WRITTEN INSTRUCTION: Take the lines from the beginning of the material through the line containing "const yName = 'температура';" and retype them exactly, leaving the pictures out.

SOURCE DATA:
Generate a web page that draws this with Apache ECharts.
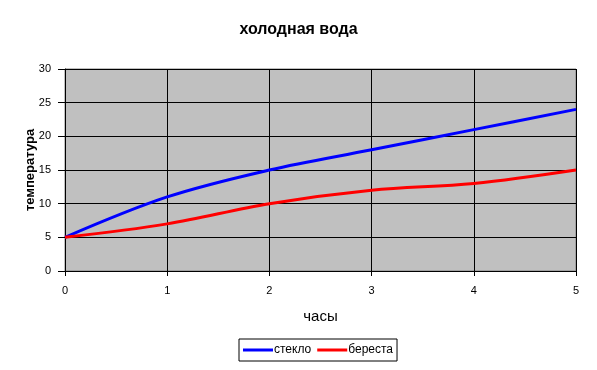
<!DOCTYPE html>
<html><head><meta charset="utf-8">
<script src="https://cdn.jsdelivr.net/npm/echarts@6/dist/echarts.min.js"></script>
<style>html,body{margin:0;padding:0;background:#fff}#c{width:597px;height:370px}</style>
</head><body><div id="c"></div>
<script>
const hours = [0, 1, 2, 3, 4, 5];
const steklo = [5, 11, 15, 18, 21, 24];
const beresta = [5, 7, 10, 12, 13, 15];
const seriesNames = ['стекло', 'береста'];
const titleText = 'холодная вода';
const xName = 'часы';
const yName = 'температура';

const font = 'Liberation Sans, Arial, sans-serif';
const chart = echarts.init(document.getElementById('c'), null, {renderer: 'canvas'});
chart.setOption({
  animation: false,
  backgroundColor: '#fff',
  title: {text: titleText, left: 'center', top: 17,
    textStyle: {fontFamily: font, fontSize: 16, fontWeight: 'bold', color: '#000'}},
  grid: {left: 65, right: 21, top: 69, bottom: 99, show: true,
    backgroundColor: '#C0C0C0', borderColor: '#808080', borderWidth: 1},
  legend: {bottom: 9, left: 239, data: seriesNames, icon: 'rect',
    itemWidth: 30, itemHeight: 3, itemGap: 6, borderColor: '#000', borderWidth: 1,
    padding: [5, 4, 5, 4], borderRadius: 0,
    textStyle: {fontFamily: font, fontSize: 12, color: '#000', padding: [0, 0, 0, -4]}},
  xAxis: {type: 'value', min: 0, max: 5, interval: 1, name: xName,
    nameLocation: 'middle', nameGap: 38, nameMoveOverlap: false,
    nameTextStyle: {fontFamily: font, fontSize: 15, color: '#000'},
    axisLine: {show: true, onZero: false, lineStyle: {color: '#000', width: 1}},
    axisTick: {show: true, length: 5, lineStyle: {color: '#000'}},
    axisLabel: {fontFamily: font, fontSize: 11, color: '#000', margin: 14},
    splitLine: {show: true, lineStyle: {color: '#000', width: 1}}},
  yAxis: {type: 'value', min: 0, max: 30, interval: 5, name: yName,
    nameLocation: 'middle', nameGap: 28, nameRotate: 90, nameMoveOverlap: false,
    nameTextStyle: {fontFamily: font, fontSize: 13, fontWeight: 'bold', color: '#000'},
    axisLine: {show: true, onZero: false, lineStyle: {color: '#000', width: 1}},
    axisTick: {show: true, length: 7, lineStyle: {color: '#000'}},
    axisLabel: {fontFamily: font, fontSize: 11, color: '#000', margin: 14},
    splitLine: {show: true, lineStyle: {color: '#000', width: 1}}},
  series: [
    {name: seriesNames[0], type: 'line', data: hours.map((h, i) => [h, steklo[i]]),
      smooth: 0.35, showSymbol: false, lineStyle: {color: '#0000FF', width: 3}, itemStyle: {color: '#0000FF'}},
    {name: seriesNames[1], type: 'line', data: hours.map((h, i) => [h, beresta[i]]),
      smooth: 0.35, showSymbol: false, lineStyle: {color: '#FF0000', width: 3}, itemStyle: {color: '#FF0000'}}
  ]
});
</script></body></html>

WRITTEN ANSWER:
Generate a web page that draws this with Apache ECharts.
<!DOCTYPE html>
<html><head><meta charset="utf-8">
<script src="https://cdn.jsdelivr.net/npm/echarts@6/dist/echarts.min.js"></script>
<style>html,body{margin:0;padding:0;background:#fff}#c{width:597px;height:370px}</style>
</head><body><div id="c"></div>
<script>
const hours = [0, 1, 2, 3, 4, 5];
const steklo = [5, 11, 15, 18, 21, 24];
const beresta = [5, 7, 10, 12, 13, 15];
const seriesNames = ['стекло', 'береста'];
const titleText = 'холодная вода';
const xName = 'часы';
const yName = 'температура';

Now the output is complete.